-- Start of Supplied data --
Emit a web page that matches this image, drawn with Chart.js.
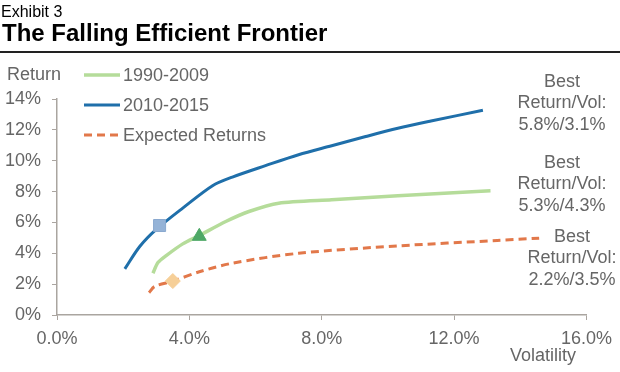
<!DOCTYPE html>
<html>
<head>
<meta charset="utf-8">
<script src="https://cdn.jsdelivr.net/npm/chart.js@4/dist/chart.umd.min.js"></script>
<style>
  body { margin: 0; background: #fff; }
  #wrap { position: relative; width: 620px; height: 372px; font-family: "Liberation Sans", Arial, sans-serif; }
  #sub { position: absolute; left: 1px; top: 4px; font-size: 16px; line-height: 16px; color: #000; }
  #title { position: absolute; left: 2px; top: 21px; font-size: 24px; line-height: 24px; font-weight: bold; color: #000; }
  #rule { position: absolute; left: 0; top: 51px; width: 620px; height: 2px; background: #222; }
  #chart { position: absolute; left: 0; top: 0; }
</style>
</head>
<body>
<div id="wrap">
  <canvas id="chart" width="620" height="372"></canvas>
  <div id="sub">Exhibit 3</div>
  <div id="title">The Falling Efficient Frontier</div>
  <div id="rule"></div>
</div>
<script>
// volatility (%) / return (%)
const vol2010 = [2.05, 2.5, 3.0, 3.8, 4.7, 5.3, 6.3, 7.3, 8.3, 9.3, 10.3, 11.3, 12.87];
const ret2010 = [2.99, 4.44, 5.55, 6.93, 8.38, 8.94, 9.68, 10.39, 10.97, 11.55, 12.1, 12.57, 13.27];

const vol1990 = [2.9, 3.05, 3.3, 3.8, 4.3, 5.1, 5.8, 6.7, 8.3, 10.3, 13.1];
const ret1990 = [2.71, 3.4, 3.85, 4.61, 5.15, 6.06, 6.71, 7.25, 7.47, 7.73, 8.05];

const volExp = [2.78, 2.95, 3.5, 4.3, 5.3, 7.3, 10.3, 13.3, 14.57];
const retExp = [1.45, 1.85, 2.2, 2.8, 3.36, 4.0, 4.48, 4.83, 4.98];

// best return/vol points
const best2010 = [3.1, 5.8];
const best1990 = [4.3, 5.1];
const bestExp = [3.5, 2.2];

const seriesLabels = ['1990-2009', '2010-2015', 'Expected Returns'];
const noteLabels = ['5.8%/3.1%', '5.3%/4.3%', '2.2%/3.5%'];
const volTicks = [0, 4, 8, 12, 16];
const retTicks = [0, 2, 4, 6, 8, 10, 12, 14];

const textColor = '#666666';
const axisColor = '#aaa5a0';
const font = '"Liberation Sans", Arial, sans-serif';
const blue = '#1f6faa';
const green = '#b5dc9a';
const orange = '#e2784a';

const pts = (xs, ys) => xs.map((x, i) => ({ x: x, y: ys[i] }));

const overlay = {
  id: 'overlay',
  afterDraw(chart) {
    const ctx = chart.ctx;
    ctx.save();
    ctx.font = '18px ' + font;
    ctx.fillStyle = textColor;
    ctx.textBaseline = 'middle';
    ctx.textAlign = 'left';
    ctx.fillText('Return', 7, 75);

    // legend
    const legendY = [75, 105, 135];
    const legendSets = [chart.data.datasets[3], chart.data.datasets[4], chart.data.datasets[5]];
    legendSets.forEach((ds, i) => {
      ctx.strokeStyle = ds.borderColor;
      ctx.lineWidth = ds.borderWidth;
      ctx.setLineDash(ds.borderDash || []);
      ctx.beginPath();
      ctx.moveTo(84, legendY[i]);
      ctx.lineTo(120, legendY[i]);
      ctx.stroke();
      ctx.setLineDash([]);
      ctx.fillText(ds.label, 123, legendY[i] + 1);
    });

    ctx.textAlign = 'center';
    ctx.fillText('Volatility', 543, 356);

    const noteX = [562, 562, 572];
    const noteY = [82, 163, 237];
    noteLabels.forEach((t, i) => {
      ctx.fillText('Best', noteX[i], noteY[i]);
      ctx.fillText('Return/Vol:', noteX[i], noteY[i] + 21.5);
      ctx.fillText(t, noteX[i], noteY[i] + 43);
    });
    ctx.restore();
  }
};

new Chart(document.getElementById('chart'), {
  type: 'scatter',
  data: {
    datasets: [
      { label: 'best2010', data: [{ x: best2010[0], y: best2010[1] }], pointStyle: 'rect', pointRadius: 8.5,
        backgroundColor: '#95b3d7', borderColor: '#8aa9cf', borderWidth: 1, order: 0 },
      { label: 'best1990', data: [{ x: best1990[0], y: best1990[1] }], pointStyle: 'triangle', pointRadius: 8,
        backgroundColor: '#4ea866', borderColor: '#4ea866', borderWidth: 1, order: 0 },
      { label: 'bestExp', data: [{ x: bestExp[0], y: bestExp[1] }], pointStyle: 'rectRot', pointRadius: 7.5,
        backgroundColor: '#f6cf98', borderColor: '#f6cf98', borderWidth: 1, order: 0 },
      { label: seriesLabels[0], data: pts(vol1990, ret1990), showLine: true, borderColor: green, borderWidth: 3.5,
        pointRadius: 0, tension: 0.25, order: 1 },
      { label: seriesLabels[1], data: pts(vol2010, ret2010), showLine: true, borderColor: blue, borderWidth: 3,
        pointRadius: 0, tension: 0.3, order: 1 },
      { label: seriesLabels[2], data: pts(volExp, retExp), showLine: true, borderColor: orange, borderWidth: 3,
        borderDash: [8, 5], pointRadius: 0, tension: 0.3, order: 1 }
    ]
  },
  options: {
    responsive: false,
    animation: false,
    layout: { padding: { top: 99, right: 31, left: 0, bottom: 0 } },
    plugins: { legend: { display: false }, tooltip: { enabled: false } },
    scales: {
      x: {
        type: 'linear', min: 0, max: 16,
        afterFit: s => { s.height = 57; },
        afterBuildTicks: s => { s.ticks = volTicks.map(v => ({ value: v })); },
        ticks: { color: textColor, font: { family: font, size: 18 }, padding: 8, maxRotation: 0,
          callback: v => v.toFixed(1) + '%' },
        grid: { drawOnChartArea: false, drawTicks: true, tickLength: 5, color: axisColor },
        border: { color: axisColor, width: 1.5 }
      },
      y: {
        min: 0, max: 14,
        afterFit: s => { s.width = 57; },
        afterBuildTicks: s => { s.ticks = retTicks.map(v => ({ value: v })); },
        ticks: { color: textColor, font: { family: font, size: 18 }, padding: 11,
          callback: v => v + '%' },
        grid: { drawOnChartArea: false, drawTicks: true, tickLength: 5, color: axisColor },
        border: { color: axisColor, width: 1.5 }
      }
    }
  },
  plugins: [overlay]
});
</script>
</body>
</html>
-- End of Supplied data --
### Objective
Repeat the lines exactly as they stand, from the opening line of the data through the line with "const retTicks = [0, 2, 4, 6, 8, 10, 12, 14];". Pictures stay out of the copy.

### Task answer
Emit a web page that matches this image, drawn with Chart.js.
<!DOCTYPE html>
<html>
<head>
<meta charset="utf-8">
<script src="https://cdn.jsdelivr.net/npm/chart.js@4/dist/chart.umd.min.js"></script>
<style>
  body { margin: 0; background: #fff; }
  #wrap { position: relative; width: 620px; height: 372px; font-family: "Liberation Sans", Arial, sans-serif; }
  #sub { position: absolute; left: 1px; top: 4px; font-size: 16px; line-height: 16px; color: #000; }
  #title { position: absolute; left: 2px; top: 21px; font-size: 24px; line-height: 24px; font-weight: bold; color: #000; }
  #rule { position: absolute; left: 0; top: 51px; width: 620px; height: 2px; background: #222; }
  #chart { position: absolute; left: 0; top: 0; }
</style>
</head>
<body>
<div id="wrap">
  <canvas id="chart" width="620" height="372"></canvas>
  <div id="sub">Exhibit 3</div>
  <div id="title">The Falling Efficient Frontier</div>
  <div id="rule"></div>
</div>
<script>
// volatility (%) / return (%)
const vol2010 = [2.05, 2.5, 3.0, 3.8, 4.7, 5.3, 6.3, 7.3, 8.3, 9.3, 10.3, 11.3, 12.87];
const ret2010 = [2.99, 4.44, 5.55, 6.93, 8.38, 8.94, 9.68, 10.39, 10.97, 11.55, 12.1, 12.57, 13.27];

const vol1990 = [2.9, 3.05, 3.3, 3.8, 4.3, 5.1, 5.8, 6.7, 8.3, 10.3, 13.1];
const ret1990 = [2.71, 3.4, 3.85, 4.61, 5.15, 6.06, 6.71, 7.25, 7.47, 7.73, 8.05];

const volExp = [2.78, 2.95, 3.5, 4.3, 5.3, 7.3, 10.3, 13.3, 14.57];
const retExp = [1.45, 1.85, 2.2, 2.8, 3.36, 4.0, 4.48, 4.83, 4.98];

// best return/vol points
const best2010 = [3.1, 5.8];
const best1990 = [4.3, 5.1];
const bestExp = [3.5, 2.2];

const seriesLabels = ['1990-2009', '2010-2015', 'Expected Returns'];
const noteLabels = ['5.8%/3.1%', '5.3%/4.3%', '2.2%/3.5%'];
const volTicks = [0, 4, 8, 12, 16];
const retTicks = [0, 2, 4, 6, 8, 10, 12, 14];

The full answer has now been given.